When fast-moving events are observed, they appear as a movie made up of a series of images stitched together and completely still. If we really want to study short-term events, we need special technology. In the electron world, changes occur in tenths of an attosecond -an attosecond is so short that a second includes as many attoseconds as there have been seconds since the universe was born.

Experiments of the laureates have produced pulses of light so short that they can be measured in attoseconds, showing that these pulses can be used to provide images of processes inside atoms and molecules.

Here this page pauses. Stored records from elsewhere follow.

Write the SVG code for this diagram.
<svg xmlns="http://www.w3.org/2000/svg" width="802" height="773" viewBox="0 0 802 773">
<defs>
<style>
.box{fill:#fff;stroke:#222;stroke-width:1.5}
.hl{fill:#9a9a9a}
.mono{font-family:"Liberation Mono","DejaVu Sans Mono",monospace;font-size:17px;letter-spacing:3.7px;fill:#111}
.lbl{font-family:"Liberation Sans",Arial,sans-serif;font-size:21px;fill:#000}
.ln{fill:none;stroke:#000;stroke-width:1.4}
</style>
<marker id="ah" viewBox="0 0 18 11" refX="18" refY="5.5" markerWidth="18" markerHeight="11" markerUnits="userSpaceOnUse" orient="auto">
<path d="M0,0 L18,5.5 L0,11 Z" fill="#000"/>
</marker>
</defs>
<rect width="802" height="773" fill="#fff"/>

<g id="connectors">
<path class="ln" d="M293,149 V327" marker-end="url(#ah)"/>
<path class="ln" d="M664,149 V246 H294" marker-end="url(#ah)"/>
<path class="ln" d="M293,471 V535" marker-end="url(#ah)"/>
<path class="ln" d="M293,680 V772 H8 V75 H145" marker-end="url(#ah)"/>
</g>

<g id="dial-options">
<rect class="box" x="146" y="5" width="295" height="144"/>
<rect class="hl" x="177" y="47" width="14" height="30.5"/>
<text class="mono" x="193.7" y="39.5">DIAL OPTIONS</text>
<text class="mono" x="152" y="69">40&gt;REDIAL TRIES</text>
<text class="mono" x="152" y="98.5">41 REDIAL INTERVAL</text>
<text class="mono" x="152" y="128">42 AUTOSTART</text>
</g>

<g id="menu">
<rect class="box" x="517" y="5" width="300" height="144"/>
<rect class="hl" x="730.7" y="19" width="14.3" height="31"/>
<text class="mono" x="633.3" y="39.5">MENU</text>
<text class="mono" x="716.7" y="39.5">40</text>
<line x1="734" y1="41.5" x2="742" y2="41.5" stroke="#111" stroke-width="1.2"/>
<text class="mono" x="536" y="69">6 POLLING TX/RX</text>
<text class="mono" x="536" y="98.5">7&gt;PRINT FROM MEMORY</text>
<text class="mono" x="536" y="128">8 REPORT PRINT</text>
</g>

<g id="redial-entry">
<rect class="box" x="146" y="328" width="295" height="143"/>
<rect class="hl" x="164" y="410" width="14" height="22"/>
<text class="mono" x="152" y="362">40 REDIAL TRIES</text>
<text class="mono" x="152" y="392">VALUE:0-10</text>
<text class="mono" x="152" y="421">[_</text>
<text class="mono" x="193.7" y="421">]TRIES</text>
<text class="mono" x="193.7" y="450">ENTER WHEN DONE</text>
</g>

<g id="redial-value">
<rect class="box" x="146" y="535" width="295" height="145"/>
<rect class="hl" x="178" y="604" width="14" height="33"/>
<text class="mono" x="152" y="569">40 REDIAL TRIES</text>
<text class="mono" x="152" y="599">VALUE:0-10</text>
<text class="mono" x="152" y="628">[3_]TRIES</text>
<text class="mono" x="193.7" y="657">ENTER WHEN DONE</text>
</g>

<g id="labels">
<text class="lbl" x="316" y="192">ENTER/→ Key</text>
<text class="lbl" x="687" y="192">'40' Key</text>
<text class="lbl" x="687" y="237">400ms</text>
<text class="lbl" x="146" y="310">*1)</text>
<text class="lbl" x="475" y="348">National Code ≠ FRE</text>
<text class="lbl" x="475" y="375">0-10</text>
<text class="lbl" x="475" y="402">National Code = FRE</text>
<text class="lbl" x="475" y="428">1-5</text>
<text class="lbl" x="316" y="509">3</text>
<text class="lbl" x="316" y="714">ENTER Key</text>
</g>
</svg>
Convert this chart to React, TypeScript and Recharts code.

Inside the atoms and molecules, electrons travel at extremely high speeds. Capturing their motion is only possible via extremely short pulses of light. This is similar to a camera flash that lasts only attoseconds, or billionth of a billionth of a billionth of a second.

Think of a propeller spinning at high speed. To the naked eye, each blade looks blurry. But if you shine a rapidly flashing flash at the propeller, each flash will illuminate a moment frozen in time. As the flashes get shorter, more information about the propeller is revealed.

Scientists used this technique to examine the behaviour of electrons inside atoms and molecules. The technique also reveals the behaviour of molecules. You may think of many applications for it; from understanding why some materials are superconductors at high temperatures, to photovoltaic applications, and to harvesting energy from light.

Eva Olsson, Chair of the Physics Nobel Committee, said: “We can now open the door to the world of electrons. Attosecond physics gives us the opportunity to understand mechanisms that are governed by electrons. The next step will be utilising them.”